• DATA EXTRACT

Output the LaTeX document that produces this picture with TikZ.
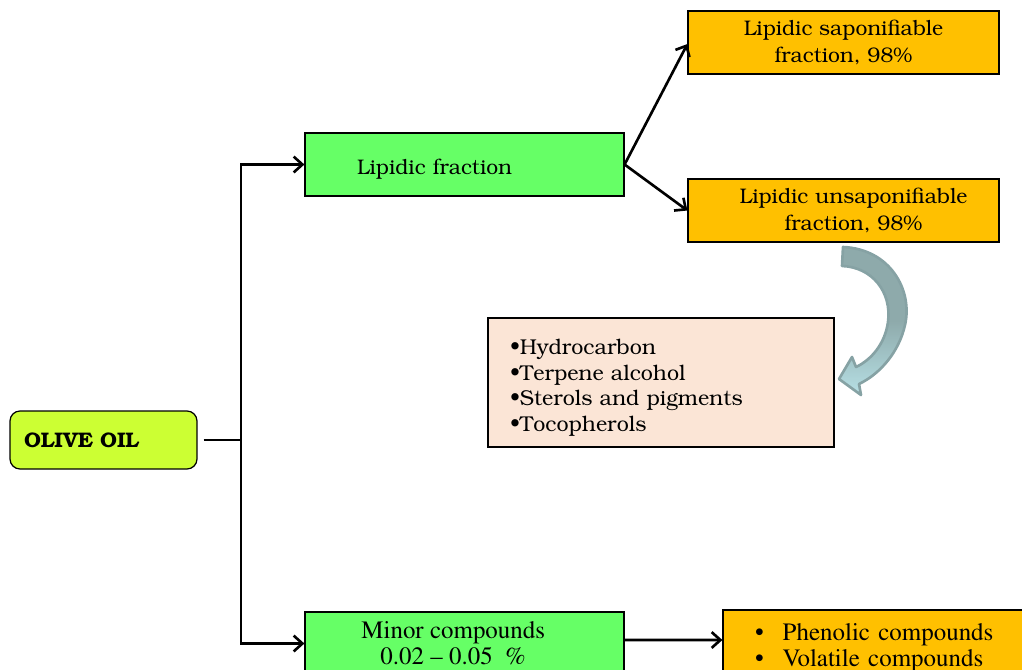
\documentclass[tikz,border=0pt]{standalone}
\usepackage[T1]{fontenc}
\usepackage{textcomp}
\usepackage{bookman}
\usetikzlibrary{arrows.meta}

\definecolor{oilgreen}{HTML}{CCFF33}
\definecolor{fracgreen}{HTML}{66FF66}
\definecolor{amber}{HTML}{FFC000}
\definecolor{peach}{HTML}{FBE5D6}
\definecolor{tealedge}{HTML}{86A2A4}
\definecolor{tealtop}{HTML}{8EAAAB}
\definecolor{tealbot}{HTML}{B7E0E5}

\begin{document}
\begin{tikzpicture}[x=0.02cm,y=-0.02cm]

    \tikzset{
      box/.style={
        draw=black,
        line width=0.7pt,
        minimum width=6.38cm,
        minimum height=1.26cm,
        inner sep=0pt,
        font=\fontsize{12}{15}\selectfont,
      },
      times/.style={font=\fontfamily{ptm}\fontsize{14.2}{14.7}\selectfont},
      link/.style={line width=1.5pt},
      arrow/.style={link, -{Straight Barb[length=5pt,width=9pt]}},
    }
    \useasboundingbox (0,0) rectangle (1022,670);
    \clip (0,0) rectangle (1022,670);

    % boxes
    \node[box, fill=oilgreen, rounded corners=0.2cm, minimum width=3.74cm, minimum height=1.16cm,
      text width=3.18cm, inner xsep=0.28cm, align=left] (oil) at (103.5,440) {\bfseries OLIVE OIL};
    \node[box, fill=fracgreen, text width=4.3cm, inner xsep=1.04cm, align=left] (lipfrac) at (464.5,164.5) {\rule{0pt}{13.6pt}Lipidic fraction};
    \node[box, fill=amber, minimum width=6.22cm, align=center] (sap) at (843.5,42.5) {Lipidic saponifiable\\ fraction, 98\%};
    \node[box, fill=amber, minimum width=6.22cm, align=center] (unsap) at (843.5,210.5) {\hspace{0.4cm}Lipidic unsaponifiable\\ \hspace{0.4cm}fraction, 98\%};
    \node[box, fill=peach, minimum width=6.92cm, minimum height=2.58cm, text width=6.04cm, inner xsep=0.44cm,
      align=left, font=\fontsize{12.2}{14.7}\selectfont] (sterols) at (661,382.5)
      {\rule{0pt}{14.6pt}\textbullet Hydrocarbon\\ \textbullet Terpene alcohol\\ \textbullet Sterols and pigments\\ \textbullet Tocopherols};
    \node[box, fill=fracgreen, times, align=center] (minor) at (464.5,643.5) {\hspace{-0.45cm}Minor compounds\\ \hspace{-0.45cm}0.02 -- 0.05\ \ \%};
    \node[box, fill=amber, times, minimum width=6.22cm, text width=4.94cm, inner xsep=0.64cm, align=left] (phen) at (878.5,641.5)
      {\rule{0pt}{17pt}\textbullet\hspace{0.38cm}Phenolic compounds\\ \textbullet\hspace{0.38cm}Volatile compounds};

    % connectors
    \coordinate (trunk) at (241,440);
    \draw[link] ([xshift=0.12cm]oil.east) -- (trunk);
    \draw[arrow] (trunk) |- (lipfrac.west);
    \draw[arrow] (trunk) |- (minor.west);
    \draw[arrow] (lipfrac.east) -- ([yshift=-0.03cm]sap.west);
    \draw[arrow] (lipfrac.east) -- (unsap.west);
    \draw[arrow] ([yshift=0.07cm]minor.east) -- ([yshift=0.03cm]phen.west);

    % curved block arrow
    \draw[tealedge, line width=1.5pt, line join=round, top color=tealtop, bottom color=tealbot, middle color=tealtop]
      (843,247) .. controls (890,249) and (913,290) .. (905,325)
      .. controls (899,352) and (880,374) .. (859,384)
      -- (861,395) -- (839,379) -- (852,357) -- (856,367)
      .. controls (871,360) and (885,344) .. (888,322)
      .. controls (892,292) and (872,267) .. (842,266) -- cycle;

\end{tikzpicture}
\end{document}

• SET PROBLEM
Working from the material above, transcribe it exactly while omitting pictures.

• OUTPUT FOR THIS EXERCISE
Output the LaTeX document that produces this picture with TikZ.
\documentclass[tikz,border=0pt]{standalone}
\usepackage[T1]{fontenc}
\usepackage{textcomp}
\usepackage{bookman}
\usetikzlibrary{arrows.meta}

\definecolor{oilgreen}{HTML}{CCFF33}
\definecolor{fracgreen}{HTML}{66FF66}
\definecolor{amber}{HTML}{FFC000}
\definecolor{peach}{HTML}{FBE5D6}
\definecolor{tealedge}{HTML}{86A2A4}
\definecolor{tealtop}{HTML}{8EAAAB}
\definecolor{tealbot}{HTML}{B7E0E5}

\begin{document}
\begin{tikzpicture}[x=0.02cm,y=-0.02cm]

    \tikzset{
      box/.style={
        draw=black,
        line width=0.7pt,
        minimum width=6.38cm,
        minimum height=1.26cm,
        inner sep=0pt,
        font=\fontsize{12}{15}\selectfont,
      },
      times/.style={font=\fontfamily{ptm}\fontsize{14.2}{14.7}\selectfont},
      link/.style={line width=1.5pt},
      arrow/.style={link, -{Straight Barb[length=5pt,width=9pt]}},
    }
    \useasboundingbox (0,0) rectangle (1022,670);
    \clip (0,0) rectangle (1022,670);

    % boxes
    \node[box, fill=oilgreen, rounded corners=0.2cm, minimum width=3.74cm, minimum height=1.16cm,
      text width=3.18cm, inner xsep=0.28cm, align=left] (oil) at (103.5,440) {\bfseries OLIVE OIL};
    \node[box, fill=fracgreen, text width=4.3cm, inner xsep=1.04cm, align=left] (lipfrac) at (464.5,164.5) {\rule{0pt}{13.6pt}Lipidic fraction};
    \node[box, fill=amber, minimum width=6.22cm, align=center] (sap) at (843.5,42.5) {Lipidic saponifiable\\ fraction, 98\%};
    \node[box, fill=amber, minimum width=6.22cm, align=center] (unsap) at (843.5,210.5) {\hspace{0.4cm}Lipidic unsaponifiable\\ \hspace{0.4cm}fraction, 98\%};
    \node[box, fill=peach, minimum width=6.92cm, minimum height=2.58cm, text width=6.04cm, inner xsep=0.44cm,
      align=left, font=\fontsize{12.2}{14.7}\selectfont] (sterols) at (661,382.5)
      {\rule{0pt}{14.6pt}\textbullet Hydrocarbon\\ \textbullet Terpene alcohol\\ \textbullet Sterols and pigments\\ \textbullet Tocopherols};
    \node[box, fill=fracgreen, times, align=center] (minor) at (464.5,643.5) {\hspace{-0.45cm}Minor compounds\\ \hspace{-0.45cm}0.02 -- 0.05\ \ \%};
    \node[box, fill=amber, times, minimum width=6.22cm, text width=4.94cm, inner xsep=0.64cm, align=left] (phen) at (878.5,641.5)
      {\rule{0pt}{17pt}\textbullet\hspace{0.38cm}Phenolic compounds\\ \textbullet\hspace{0.38cm}Volatile compounds};

    % connectors
    \coordinate (trunk) at (241,440);
    \draw[link] ([xshift=0.12cm]oil.east) -- (trunk);
    \draw[arrow] (trunk) |- (lipfrac.west);
    \draw[arrow] (trunk) |- (minor.west);
    \draw[arrow] (lipfrac.east) -- ([yshift=-0.03cm]sap.west);
    \draw[arrow] (lipfrac.east) -- (unsap.west);
    \draw[arrow] ([yshift=0.07cm]minor.east) -- ([yshift=0.03cm]phen.west);

    % curved block arrow
    \draw[tealedge, line width=1.5pt, line join=round, top color=tealtop, bottom color=tealbot, middle color=tealtop]
      (843,247) .. controls (890,249) and (913,290) .. (905,325)
      .. controls (899,352) and (880,374) .. (859,384)
      -- (861,395) -- (839,379) -- (852,357) -- (856,367)
      .. controls (871,360) and (885,344) .. (888,322)
      .. controls (892,292) and (872,267) .. (842,266) -- cycle;

\end{tikzpicture}
\end{document}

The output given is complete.